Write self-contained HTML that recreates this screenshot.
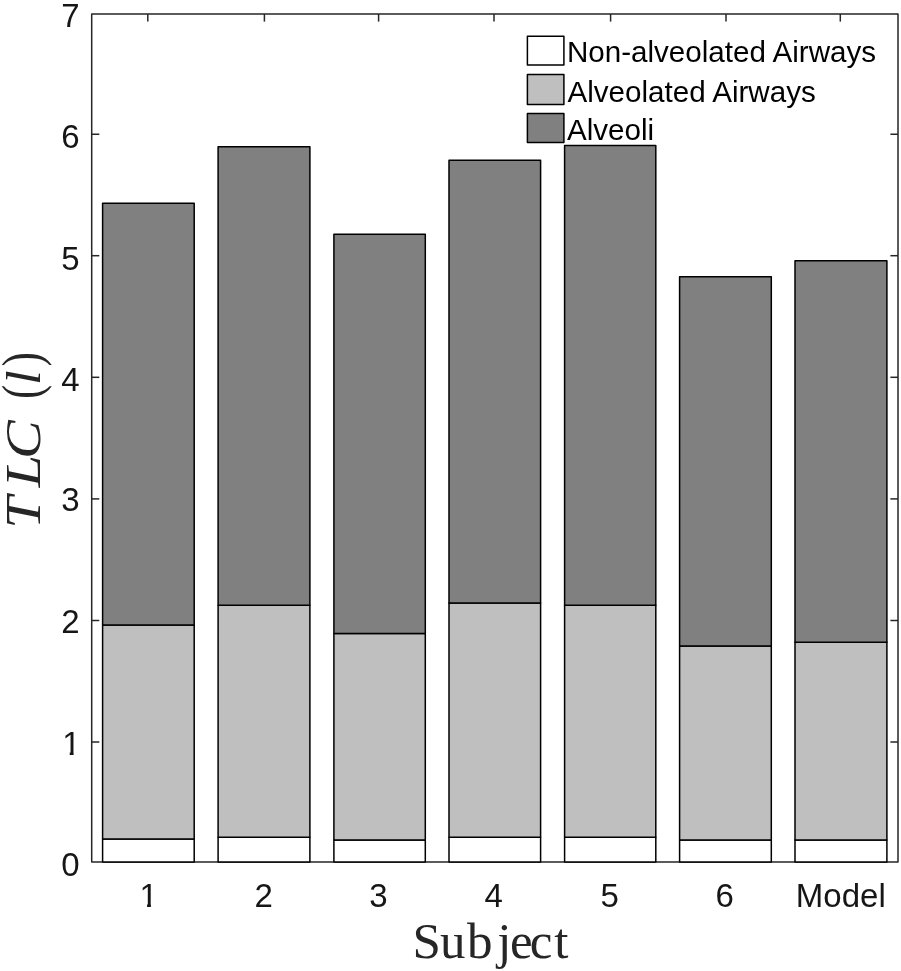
<!DOCTYPE html>
<html lang="en"><head><meta charset="utf-8"><title>TLC by Subject</title>
<style>html,body{margin:0;padding:0;background:#fff}body{width:901px;height:971px;overflow:hidden}svg{display:block}.t{font-family:"Liberation Sans",Arial,sans-serif;fill:#161616}.s{font-family:"Liberation Serif","Times New Roman",serif;fill:#262626}</style></head><body>
<svg xmlns="http://www.w3.org/2000/svg" width="901" height="971" viewBox="0 0 901 971">
<rect width="901" height="971" fill="#fff"/>
<g stroke="#262626" stroke-width="1.5" fill="none" stroke-linecap="butt">
<rect x="91.7" y="14.0" width="806.3" height="848.0" stroke-linejoin="round"/>
<line x1="147.8" y1="14.0" x2="147.8" y2="21.6"/>
<line x1="264.4" y1="14.0" x2="264.4" y2="21.6"/>
<line x1="378.6" y1="14.0" x2="378.6" y2="21.6"/>
<line x1="494.0" y1="14.0" x2="494.0" y2="21.6"/>
<line x1="610.6" y1="14.0" x2="610.6" y2="21.6"/>
<line x1="726.0" y1="14.0" x2="726.0" y2="21.6"/>
<line x1="840.3" y1="14.0" x2="840.3" y2="21.6"/>
<line x1="91.7" y1="742.0" x2="99.3" y2="742.0"/>
<line x1="898.0" y1="742.0" x2="890.4" y2="742.0"/>
<line x1="91.7" y1="620.5" x2="99.3" y2="620.5"/>
<line x1="898.0" y1="620.5" x2="890.4" y2="620.5"/>
<line x1="91.7" y1="498.9" x2="99.3" y2="498.9"/>
<line x1="898.0" y1="498.9" x2="890.4" y2="498.9"/>
<line x1="91.7" y1="377.3" x2="99.3" y2="377.3"/>
<line x1="898.0" y1="377.3" x2="890.4" y2="377.3"/>
<line x1="91.7" y1="255.7" x2="99.3" y2="255.7"/>
<line x1="898.0" y1="255.7" x2="890.4" y2="255.7"/>
<line x1="91.7" y1="134.25" x2="99.3" y2="134.25"/>
<line x1="898.0" y1="134.25" x2="890.4" y2="134.25"/>
</g>
<g stroke="#000" stroke-width="1.5" stroke-linejoin="round">
<rect x="102.6" y="839.0" width="91.6" height="23.0" fill="#fff"/>
<rect x="102.6" y="625.0" width="91.6" height="214.0" fill="#bfbfbf"/>
<rect x="102.6" y="203.2" width="91.6" height="421.8" fill="#808080"/>
<rect x="218.1" y="837.3" width="91.8" height="24.7" fill="#fff"/>
<rect x="218.1" y="605.3" width="91.8" height="232.0" fill="#bfbfbf"/>
<rect x="218.1" y="146.8" width="91.8" height="458.5" fill="#808080"/>
<rect x="333.9" y="839.9" width="91.4" height="22.1" fill="#fff"/>
<rect x="333.9" y="633.6" width="91.4" height="206.3" fill="#bfbfbf"/>
<rect x="333.9" y="234.2" width="91.4" height="399.4" fill="#808080"/>
<rect x="449.0" y="837.3" width="91.6" height="24.7" fill="#fff"/>
<rect x="449.0" y="603.0" width="91.6" height="234.3" fill="#bfbfbf"/>
<rect x="449.0" y="160.2" width="91.6" height="442.8" fill="#808080"/>
<rect x="564.6" y="837.3" width="91.2" height="24.7" fill="#fff"/>
<rect x="564.6" y="605.3" width="91.2" height="232.0" fill="#bfbfbf"/>
<rect x="564.6" y="145.6" width="91.2" height="459.7" fill="#808080"/>
<rect x="679.6" y="840.0" width="91.7" height="22.0" fill="#fff"/>
<rect x="679.6" y="645.9" width="91.7" height="194.1" fill="#bfbfbf"/>
<rect x="679.6" y="276.8" width="91.7" height="369.1" fill="#808080"/>
<rect x="795.0" y="840.0" width="91.9" height="22.0" fill="#fff"/>
<rect x="795.0" y="642.3" width="91.9" height="197.7" fill="#bfbfbf"/>
<rect x="795.0" y="260.8" width="91.9" height="381.5" fill="#808080"/>
</g>
<g class="t" font-size="33" text-anchor="middle">
<text x="263.7" y="906.6">2</text>
<text x="378.4" y="906.6">3</text>
<text x="493.7" y="906.6">4</text>
<text x="609.6" y="906.6">5</text>
<text x="724.8" y="906.6">6</text>
<text x="840.8" y="906.6">Model</text>
</g>
<text class="t" font-size="33" x="139.50" y="906.5">1</text>
<rect x="140.00" y="903.40" width="7.04" height="4.2" fill="#fff"/>
<rect x="150.91" y="903.40" width="7" height="4.2" fill="#fff"/>
<g class="t" font-size="33" text-anchor="end">
<text x="79.7" y="876.2">0</text>
<text x="79.7" y="632.8">2</text>
<text x="79.7" y="511.3">3</text>
<text x="79.7" y="390.9">4</text>
<text x="79.7" y="270.4">5</text>
<text x="79.7" y="148.0">6</text>
<text x="79.7" y="27.4">7</text>
</g>
<text class="t" font-size="33" x="62.20" y="755.0">1</text>
<rect x="62.70" y="751.90" width="7.04" height="4.2" fill="#fff"/>
<rect x="73.61" y="751.90" width="7" height="4.2" fill="#fff"/>
<g class="legend-gap">
</g>
<g stroke="#000" stroke-width="1.5" stroke-linejoin="round">
<rect x="527.4" y="36.3" width="36.5" height="28.8" fill="#fff"/>
<rect x="527.4" y="74.6" width="36.5" height="29.9" fill="#bfbfbf"/>
<rect x="527.4" y="113.4" width="36.5" height="29.1" fill="#808080"/>
</g>
<g class="t" font-size="29.6" fill="#000">
<text x="566.9" y="62.0" style="fill:#000">Non-alveolated Airways</text>
<text x="567.4" y="101.8" style="fill:#000">Alveolated Airways</text>
<text x="567.0" y="139.6" style="fill:#000">Alveoli</text>
</g>
<text class="s" x="412.5 439.9 466.9 497.2 509.9 529.8 554.3" y="957.7" font-size="51">Subject</text>
<g class="s" transform="translate(39.5,525.5) rotate(-90)">
<text transform="translate(-3.2,0) scale(1.13,1)" font-size="51.5" font-style="italic">T<tspan dx="8">L</tspan><tspan dx="-3.5">C</tspan></text>
<text transform="translate(126.6,0) scale(0.79,1)" font-size="54">(</text>
<text transform="translate(140.4,0) scale(1.08,1)" font-size="49" font-style="italic">l</text>
<text transform="translate(158.9,0) scale(0.8,1)" font-size="54">)</text>
</g>
</svg></body></html>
================
> _Given instruction_:
Quote the material word for word, dropping any images it holds.

> _Response to the task_:
Write self-contained HTML that recreates this screenshot.
<!DOCTYPE html>
<html lang="en"><head><meta charset="utf-8"><title>TLC by Subject</title>
<style>html,body{margin:0;padding:0;background:#fff}body{width:901px;height:971px;overflow:hidden}svg{display:block}.t{font-family:"Liberation Sans",Arial,sans-serif;fill:#161616}.s{font-family:"Liberation Serif","Times New Roman",serif;fill:#262626}</style></head><body>
<svg xmlns="http://www.w3.org/2000/svg" width="901" height="971" viewBox="0 0 901 971">
<rect width="901" height="971" fill="#fff"/>
<g stroke="#262626" stroke-width="1.5" fill="none" stroke-linecap="butt">
<rect x="91.7" y="14.0" width="806.3" height="848.0" stroke-linejoin="round"/>
<line x1="147.8" y1="14.0" x2="147.8" y2="21.6"/>
<line x1="264.4" y1="14.0" x2="264.4" y2="21.6"/>
<line x1="378.6" y1="14.0" x2="378.6" y2="21.6"/>
<line x1="494.0" y1="14.0" x2="494.0" y2="21.6"/>
<line x1="610.6" y1="14.0" x2="610.6" y2="21.6"/>
<line x1="726.0" y1="14.0" x2="726.0" y2="21.6"/>
<line x1="840.3" y1="14.0" x2="840.3" y2="21.6"/>
<line x1="91.7" y1="742.0" x2="99.3" y2="742.0"/>
<line x1="898.0" y1="742.0" x2="890.4" y2="742.0"/>
<line x1="91.7" y1="620.5" x2="99.3" y2="620.5"/>
<line x1="898.0" y1="620.5" x2="890.4" y2="620.5"/>
<line x1="91.7" y1="498.9" x2="99.3" y2="498.9"/>
<line x1="898.0" y1="498.9" x2="890.4" y2="498.9"/>
<line x1="91.7" y1="377.3" x2="99.3" y2="377.3"/>
<line x1="898.0" y1="377.3" x2="890.4" y2="377.3"/>
<line x1="91.7" y1="255.7" x2="99.3" y2="255.7"/>
<line x1="898.0" y1="255.7" x2="890.4" y2="255.7"/>
<line x1="91.7" y1="134.25" x2="99.3" y2="134.25"/>
<line x1="898.0" y1="134.25" x2="890.4" y2="134.25"/>
</g>
<g stroke="#000" stroke-width="1.5" stroke-linejoin="round">
<rect x="102.6" y="839.0" width="91.6" height="23.0" fill="#fff"/>
<rect x="102.6" y="625.0" width="91.6" height="214.0" fill="#bfbfbf"/>
<rect x="102.6" y="203.2" width="91.6" height="421.8" fill="#808080"/>
<rect x="218.1" y="837.3" width="91.8" height="24.7" fill="#fff"/>
<rect x="218.1" y="605.3" width="91.8" height="232.0" fill="#bfbfbf"/>
<rect x="218.1" y="146.8" width="91.8" height="458.5" fill="#808080"/>
<rect x="333.9" y="839.9" width="91.4" height="22.1" fill="#fff"/>
<rect x="333.9" y="633.6" width="91.4" height="206.3" fill="#bfbfbf"/>
<rect x="333.9" y="234.2" width="91.4" height="399.4" fill="#808080"/>
<rect x="449.0" y="837.3" width="91.6" height="24.7" fill="#fff"/>
<rect x="449.0" y="603.0" width="91.6" height="234.3" fill="#bfbfbf"/>
<rect x="449.0" y="160.2" width="91.6" height="442.8" fill="#808080"/>
<rect x="564.6" y="837.3" width="91.2" height="24.7" fill="#fff"/>
<rect x="564.6" y="605.3" width="91.2" height="232.0" fill="#bfbfbf"/>
<rect x="564.6" y="145.6" width="91.2" height="459.7" fill="#808080"/>
<rect x="679.6" y="840.0" width="91.7" height="22.0" fill="#fff"/>
<rect x="679.6" y="645.9" width="91.7" height="194.1" fill="#bfbfbf"/>
<rect x="679.6" y="276.8" width="91.7" height="369.1" fill="#808080"/>
<rect x="795.0" y="840.0" width="91.9" height="22.0" fill="#fff"/>
<rect x="795.0" y="642.3" width="91.9" height="197.7" fill="#bfbfbf"/>
<rect x="795.0" y="260.8" width="91.9" height="381.5" fill="#808080"/>
</g>
<g class="t" font-size="33" text-anchor="middle">
<text x="263.7" y="906.6">2</text>
<text x="378.4" y="906.6">3</text>
<text x="493.7" y="906.6">4</text>
<text x="609.6" y="906.6">5</text>
<text x="724.8" y="906.6">6</text>
<text x="840.8" y="906.6">Model</text>
</g>
<text class="t" font-size="33" x="139.50" y="906.5">1</text>
<rect x="140.00" y="903.40" width="7.04" height="4.2" fill="#fff"/>
<rect x="150.91" y="903.40" width="7" height="4.2" fill="#fff"/>
<g class="t" font-size="33" text-anchor="end">
<text x="79.7" y="876.2">0</text>
<text x="79.7" y="632.8">2</text>
<text x="79.7" y="511.3">3</text>
<text x="79.7" y="390.9">4</text>
<text x="79.7" y="270.4">5</text>
<text x="79.7" y="148.0">6</text>
<text x="79.7" y="27.4">7</text>
</g>
<text class="t" font-size="33" x="62.20" y="755.0">1</text>
<rect x="62.70" y="751.90" width="7.04" height="4.2" fill="#fff"/>
<rect x="73.61" y="751.90" width="7" height="4.2" fill="#fff"/>
<g class="legend-gap">
</g>
<g stroke="#000" stroke-width="1.5" stroke-linejoin="round">
<rect x="527.4" y="36.3" width="36.5" height="28.8" fill="#fff"/>
<rect x="527.4" y="74.6" width="36.5" height="29.9" fill="#bfbfbf"/>
<rect x="527.4" y="113.4" width="36.5" height="29.1" fill="#808080"/>
</g>
<g class="t" font-size="29.6" fill="#000">
<text x="566.9" y="62.0" style="fill:#000">Non-alveolated Airways</text>
<text x="567.4" y="101.8" style="fill:#000">Alveolated Airways</text>
<text x="567.0" y="139.6" style="fill:#000">Alveoli</text>
</g>
<text class="s" x="412.5 439.9 466.9 497.2 509.9 529.8 554.3" y="957.7" font-size="51">Subject</text>
<g class="s" transform="translate(39.5,525.5) rotate(-90)">
<text transform="translate(-3.2,0) scale(1.13,1)" font-size="51.5" font-style="italic">T<tspan dx="8">L</tspan><tspan dx="-3.5">C</tspan></text>
<text transform="translate(126.6,0) scale(0.79,1)" font-size="54">(</text>
<text transform="translate(140.4,0) scale(1.08,1)" font-size="49" font-style="italic">l</text>
<text transform="translate(158.9,0) scale(0.8,1)" font-size="54">)</text>
</g>
</svg></body></html>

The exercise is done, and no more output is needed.